Not sure how that works in other countries, in Germany the endings of village and town names are often regional for various reasons.

One typical thing is that in borderregions or conquered regions, place names are derived from the original language, for example, in Eastern Germany, there are a lot of places that were originally slavic settlements and retain some features of those (-in, -ow, -itz, -leben [probably Germanized from -slav). The far north has some endings common with Skandinavian city names (-by, -holm).

Then, the spelling of the same thing very often depends on the local slang, eg -rode, -roda, -rath and -reuth all stem from "Rodung" (deforestation), -rode is typical for north Germany, -roda east Germany, -reuth Bavaria, -rath Rhineland.
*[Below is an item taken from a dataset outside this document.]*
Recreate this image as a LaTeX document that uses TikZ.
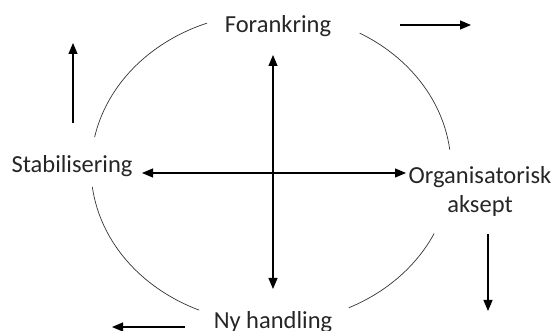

Other example: -um in northern Germany, -heim elsewhere (Heim=home). In some cases a word might just be typical for a region (-wig for market in old north German).
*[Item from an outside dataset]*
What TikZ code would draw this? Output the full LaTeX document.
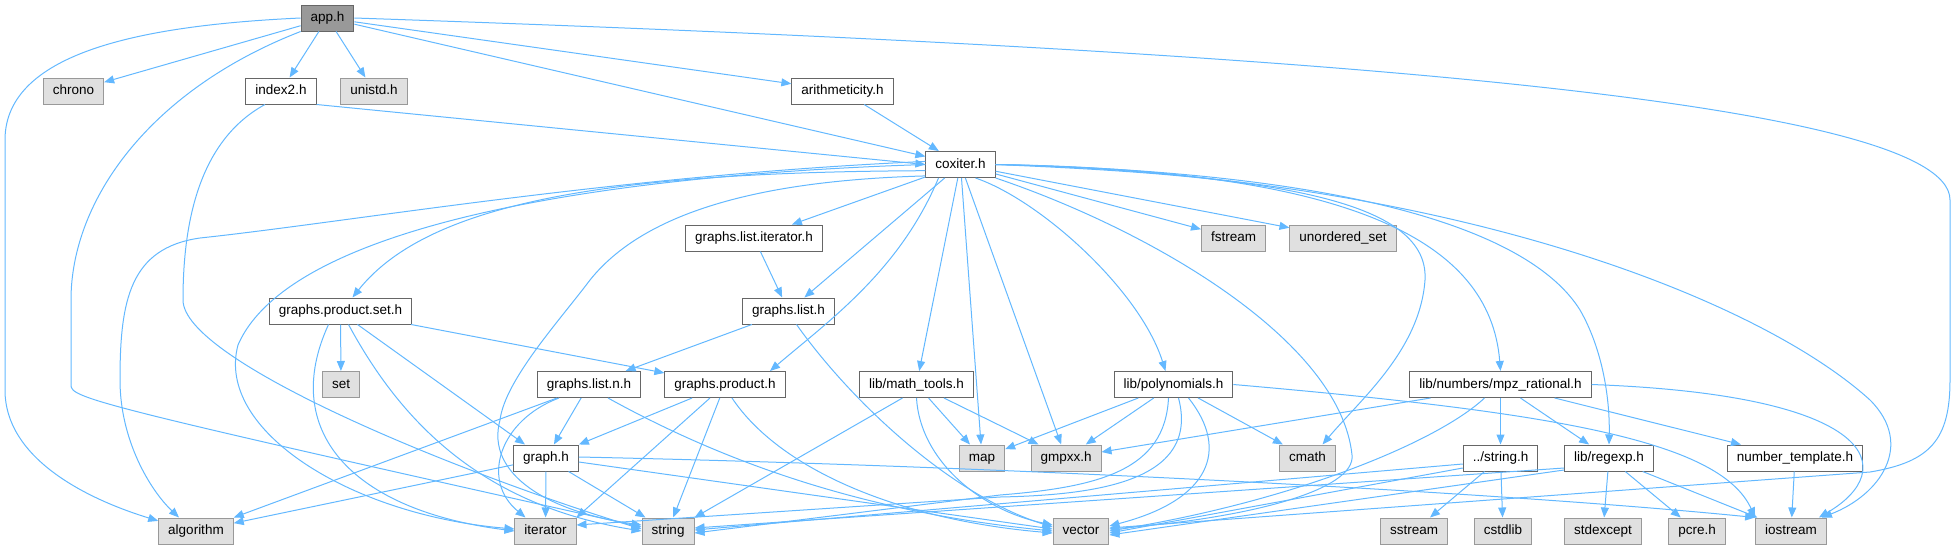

In most maps, this shouldn't play much of a role because you won't need enough names for it to matter, but in a detailed map of a large enough empire, I believe this is something to keep in mind, especially if you want to give different regions an own flair.
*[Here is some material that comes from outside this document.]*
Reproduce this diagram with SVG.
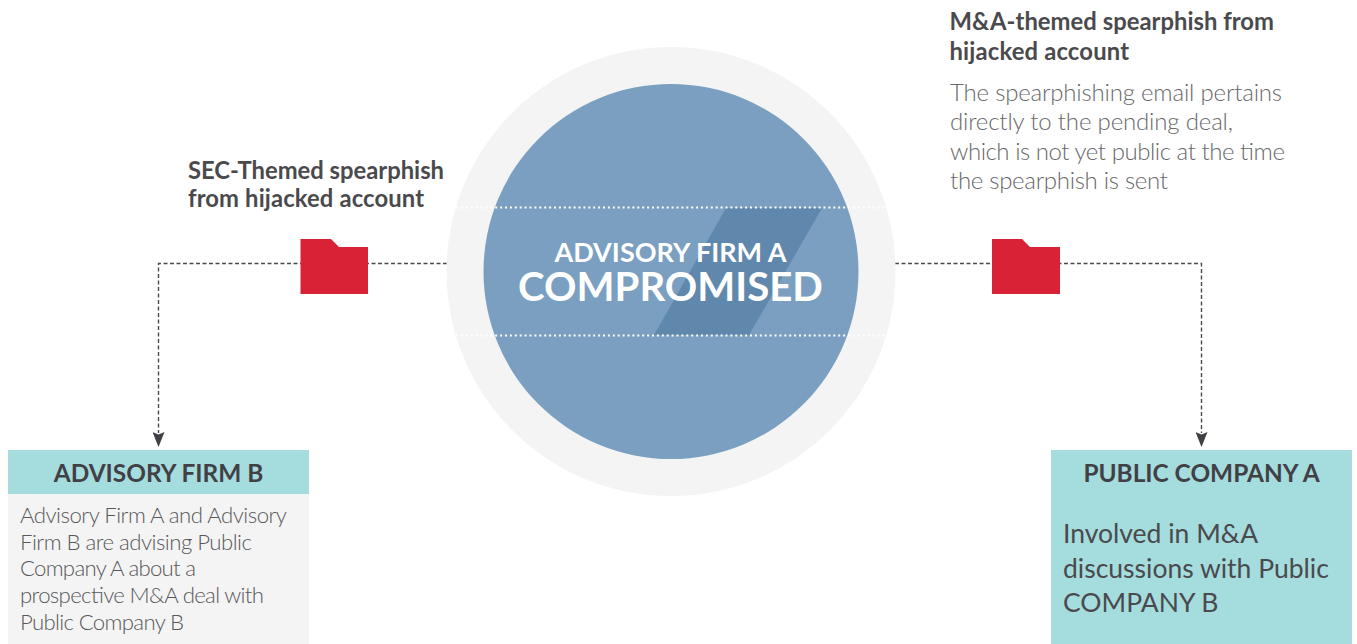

I'd also like to mention that while Fantasy names are often pretty tacky, Dark Forest is perfectly fine (Apart from the "Schwarzwald" - Blackwood - there's also a German town called "Finsterwalde" - Darkwood) and in cases where the location lives up to its name, I wouldn't object a Dire Swamp either - if there's just a couple of hermits living in it and the neighbours fear going near, they might well call it the Dire Swamp.